If you could talk to your own skin, what do think it would say? Perhaps, “I’m thirsty – where’s the moisturiser?” Or, “More sunscreen, please!”
Your skin works hard for you, constantly renewing its cells – and while this process slows with age, there are things we can do to help it along. But first, it's important to understand where wrinkles come from.
ANATOMY OF A WRINKLE
First up, the building blocks of healthy, youthful-looking skin are collagen, which gives skin firmness; elastin, responsible for elasticity and ‘bounce’; and glycosaminoglycans (known as GAGs), which keep skin hydrated. From the age of 20, we start producing around one per cent less collagen per year; elastin production slows; and our skin thins and becomes more fragile. This ‘intrinsic’ ageing is inevitable but subtle.
However, there is also another type of ageing: ‘extrinsic’ ageing is the result of environmental and external damage. Think lifestyle habits, UV damage and exposure to pollution. It’s these factors that cause collagen and elastin to significantly diminish, resulting in sagging skin and wrinkles, along with brown spots, dryness and uneven skin tone.
WHAT YOU CAN DO TO PREVENT AGEING
It’s all about taking daily steps towards prevention! Shield your skin daily with a good SPF 50+ sunscreen, add an antioxidant, such as vitamin C serum, to bolster protection from UV rays and free radicals, plus try the following dermatologist-approved ingredients, cell-boosting treatments and complexion-perfecting tips, all proven to turn back the clock and fend off fine lines.
4 WAYS TO FEND OFF FINE LINES
1.REACH FOR RETINOIDS
Retinoids are vitamin A derivatives that include retinol and retinaldehyde (available over the counter) and trenitoin (a prescription medication). Scientifically proven to assist skin cell regulation, retinol is one of the most powerful topicals for preventing early signs of ageing, as well as helping to reduce the appearance of fine lines, wrinkles and discolouration. “Retinoids fight ageing, especially sun-related or photo-ageing, by promoting collagen production and also slowing collagen degradation,” says dermatologist Dr Karen Koh, from the Australasian College of Dermatologists.

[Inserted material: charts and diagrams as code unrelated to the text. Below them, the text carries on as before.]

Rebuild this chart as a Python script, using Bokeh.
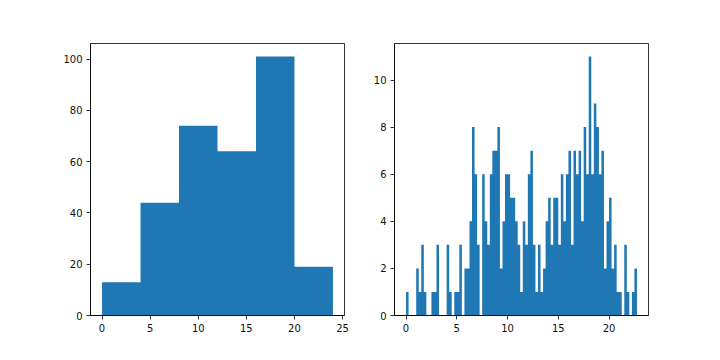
import numpy as np
from bokeh.plotting import figure
from bokeh.layouts import row
from bokeh.models import FixedTicker, Range1d
from bokeh.embed import file_html
from bokeh.resources import INLINE

# ---- data ----
# left histogram: bin edges and counts
left_edges = [0, 4, 8, 12, 16, 20, 24]
left_counts = [13, 44, 74, 64, 101, 19]

# right histogram: 91 bins of width 0.25 starting at 0
right_start = 0.0
right_width = 0.25
right_counts = [
    1, 0, 0, 0, 2, 1, 3, 1, 0, 0,
    1, 1, 3, 0, 0, 0, 3, 1, 0, 1,
    1, 3, 0, 2, 2, 4, 8, 6, 3, 0,
    6, 4, 3, 6, 7, 7, 8, 2, 4, 6,
    6, 5, 5, 4, 3, 1, 4, 3, 6, 7,
    3, 1, 3, 1, 2, 4, 5, 3, 5, 5,
    3, 6, 4, 6, 7, 3, 7, 6, 7, 4,
    8, 6, 11, 6, 9, 8, 6, 7, 2, 4,
    5, 2, 3, 1, 1, 0, 3, 1, 0, 1,
    2,
]

left_xticks = [0, 5, 10, 15, 20, 25]
left_yticks = [0, 20, 40, 60, 80, 100]
right_xticks = [0, 5, 10, 15, 20]
right_yticks = [0, 2, 4, 6, 8, 10]

BAR = "#1f77b4"
FONT = "DejaVu Sans"


def style(p, xticks, yticks):
    p.toolbar_location = None
    p.grid.visible = False
    p.outline_line_color = "black"
    p.outline_line_width = 0.8
    p.background_fill_color = "white"
    p.border_fill_color = "white"
    for ax in (p.xaxis[0], p.yaxis[0]):
        ax.axis_line_color = "black"
        ax.axis_line_width = 0.8
        ax.major_tick_line_color = "black"
        ax.major_tick_line_width = 0.8
        ax.major_tick_out = 4
        ax.major_tick_in = 0
        ax.minor_tick_line_color = None
        ax.major_label_text_font = FONT
        ax.major_label_text_font_size = "10px"
        ax.major_label_text_color = "#111111"
        ax.major_label_standoff = 4
    p.xaxis[0].ticker = FixedTicker(ticks=xticks)
    p.yaxis[0].ticker = FixedTicker(ticks=yticks)


def hist_fig(edges, counts, border_left, border_right):
    span = edges[-1] - edges[0]
    p = figure(
        output_backend="svg",
        toolbar_location=None,
        frame_width=254,
        frame_height=272,
        min_border_left=border_left,
        min_border_right=border_right,
        min_border_top=43,
        min_border_bottom=40,
        x_range=Range1d(edges[0] - 0.05 * span, edges[-1] + 0.05 * span),
        y_range=Range1d(0, max(counts) * 1.05),
    )
    # one filled step area: the histogram as a single shape (no seams)
    p.varea_step(x=list(edges), y1=[0] * len(edges),
                 y2=list(counts) + [counts[-1]],
                 step_mode="after", fill_color=BAR)
    return p


# left figure
p1 = hist_fig(left_edges, left_counts, 90, 25)
style(p1, left_xticks, left_yticks)

# right figure
n = len(right_counts)
redges = list(right_start + right_width * np.arange(n + 1))
p2 = hist_fig(redges, right_counts, 25, 50)
style(p2, right_xticks, right_yticks)

layout = row(p1, p2)

with open("out.html", "w") as f:
    f.write(file_html(layout, INLINE))
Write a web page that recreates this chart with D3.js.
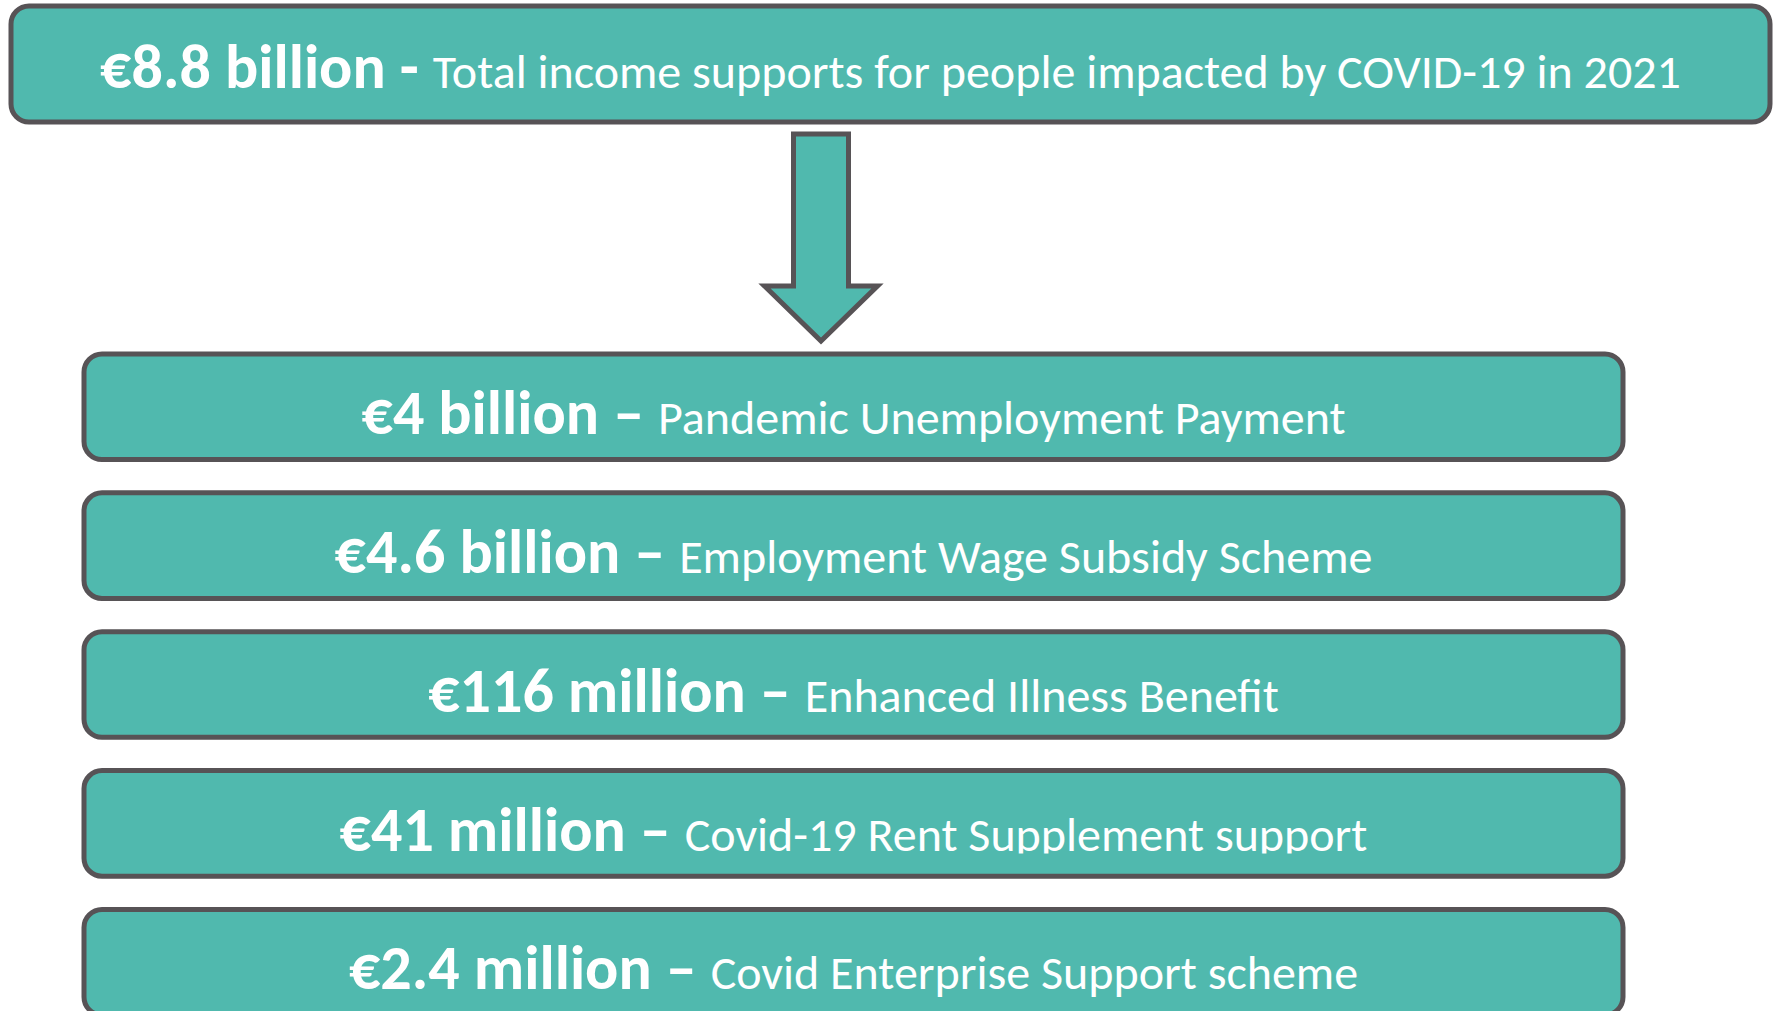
<!DOCTYPE html>
<html>
<head>
<meta charset="utf-8">
<script src="https://cdn.jsdelivr.net/npm/d3@7"></script>
<style>
    html, body { margin: 0; padding: 0; background: #ffffff; overflow: hidden; }
    svg { display: block; }
</style>
</head>
<body>
<div class="chart-container"></div>
<script>
// headline figure
const totalAmount = "€8.8 billion";
const totalLabel = "Total income supports for people impacted by COVID-19 in 2021";

// breakdown by scheme
const amounts = ["€4 billion", "€4.6 billion", "€116 million", "€41 million", "€2.4 million"];
const schemes = [
    "Pandemic Unemployment Payment",
    "Employment Wage Subsidy Scheme",
    "Enhanced Illness Benefit",
    "Covid-19 Rent Supplement support",
    "Covid Enterprise Support scheme"
];

const width = 1777;
const height = 1011;
const fill = "#50b9ae";
const stroke = "#575356";
const fontFamily = "Carlito, Calibri, Lato, sans-serif";
const boldSize = 62;
const regularSize = 48;

const rows = amounts.map((a, i) => ({ amount: a, scheme: schemes[i], index: i }));

const svg = d3.select(".chart-container")
    .append("svg")
    .attr("width", width)
    .attr("height", height);

// top box
const headBox = { x: 11, y: 6, w: 1759, h: 116 };

svg.append("rect")
    .attr("x", headBox.x)
    .attr("y", headBox.y)
    .attr("width", headBox.w)
    .attr("height", headBox.h)
    .attr("rx", 18)
    .attr("fill", fill)
    .attr("stroke", stroke)
    .attr("stroke-width", 5);

const headText = svg.append("text")
    .attr("x", headBox.x + headBox.w / 2)
    .attr("y", headBox.y + 82)
    .attr("text-anchor", "middle")
    .attr("fill", "#ffffff")
    .attr("font-family", fontFamily);

headText.append("tspan")
    .attr("font-weight", "bold")
    .attr("font-size", boldSize)
    .text(`${totalAmount} - `);

headText.append("tspan")
    .attr("font-size", regularSize)
    .text(totalLabel);

// arrow down to the breakdown
const arrow = { cx: 821, top: 134, shaftHalf: 27.5, headY: 286, headHalf: 56.5, tip: 341 };
const arrowPoints = [
    [arrow.cx - arrow.shaftHalf, arrow.top],
    [arrow.cx + arrow.shaftHalf, arrow.top],
    [arrow.cx + arrow.shaftHalf, arrow.headY],
    [arrow.cx + arrow.headHalf, arrow.headY],
    [arrow.cx, arrow.tip],
    [arrow.cx - arrow.headHalf, arrow.headY],
    [arrow.cx - arrow.shaftHalf, arrow.headY]
];

svg.append("path")
    .attr("d", d3.line()(arrowPoints) + "Z")
    .attr("fill", fill)
    .attr("stroke", stroke)
    .attr("stroke-width", 5)
    .attr("stroke-linejoin", "miter");

// one row per scheme
const yScale = d3.scaleBand()
    .domain(amounts)
    .range([354, 1015])
    .paddingInner(0.24)
    .paddingOuter(0);

const xLeft = 84;
const xRight = 1623;
const baselineOffset = 80;
const clippedRow = 3; // descenders of this row get cut by its text frame

svg.append("defs")
    .append("clipPath")
    .attr("id", "row-clip")
    .append("rect")
    .attr("x", xLeft)
    .attr("y", yScale(amounts[clippedRow]))
    .attr("width", xRight - xLeft)
    .attr("height", baselineOffset + 3);

const row = svg.selectAll("g.row")
    .data(rows)
    .join("g")
    .attr("class", "row");

row.append("rect")
    .attr("x", xLeft)
    .attr("y", d => yScale(d.amount))
    .attr("width", xRight - xLeft)
    .attr("height", yScale.bandwidth())
    .attr("rx", 18)
    .attr("fill", fill)
    .attr("stroke", stroke)
    .attr("stroke-width", 5);

const label = row.append("text")
    .attr("x", (xLeft + xRight) / 2)
    .attr("y", d => yScale(d.amount) + baselineOffset)
    .attr("text-anchor", "middle")
    .attr("fill", "#ffffff")
    .attr("font-family", fontFamily)
    .attr("clip-path", d => d.index === clippedRow ? "url(#row-clip)" : null);

label.append("tspan")
    .attr("font-weight", "bold")
    .attr("font-size", boldSize)
    .text(d => `${d.amount} \u2013 `);

label.append("tspan")
    .attr("font-size", regularSize)
    .text(d => d.scheme);
</script>
</body>
</html>
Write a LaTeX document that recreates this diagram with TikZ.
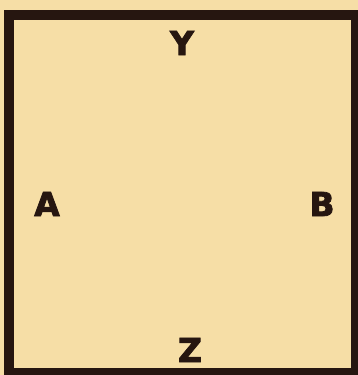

2. PUT A RAINBOW ON YOUR PLATE
Studies have found that the polyphenols in green tea as well as lutein - a carotenoid found in leafy greens, broccoli and peas – can inhibit the natural enzymes that break down collagen. Meanwhile, phytonutrients in orange and yellow fruits and vegetables – oranges, pumpkin, carrots and orange capsicums – help improve skin vibrancy, while antioxidant-rich fruits – such as raspberries and pomegranates – contain ellagic acid, an antioxidant found to reduce collagen breakdown in animal studies.
3. POP ON PEPTIDES
Studies have found peptides noticeably improve the appearance of age or photo-damaged skin. “Peptides are composed of amino acids which can imitate the building blocks that make up collagen and elastin,” Dr Koh explains. “Some have been shown to stimulate collagen production. These can also assist in preventing or treating fine wrinkles.”
4. ZAP WRINKLES WITH LASERS
Laser therapy works by heating the cells that produce collagen (the fibroblasts), thereby speeding up production, and also heating the collagen to ‘shrink’ it and make it tighter, explains dermal therapist Dr Giulia D’Anna. “This kind of laser is called non-ablative, as there is no removal of skin surface,” she explains. “The perfect thing about non-ablative laser is that it works from the inside out. Most people need around three to six treatments to really start to notice a difference, but this does depend upon how many wrinkles you have and also how deep they are.” Best suited to people with a fair to medium skin tone, you can expect to pay around $250 per session.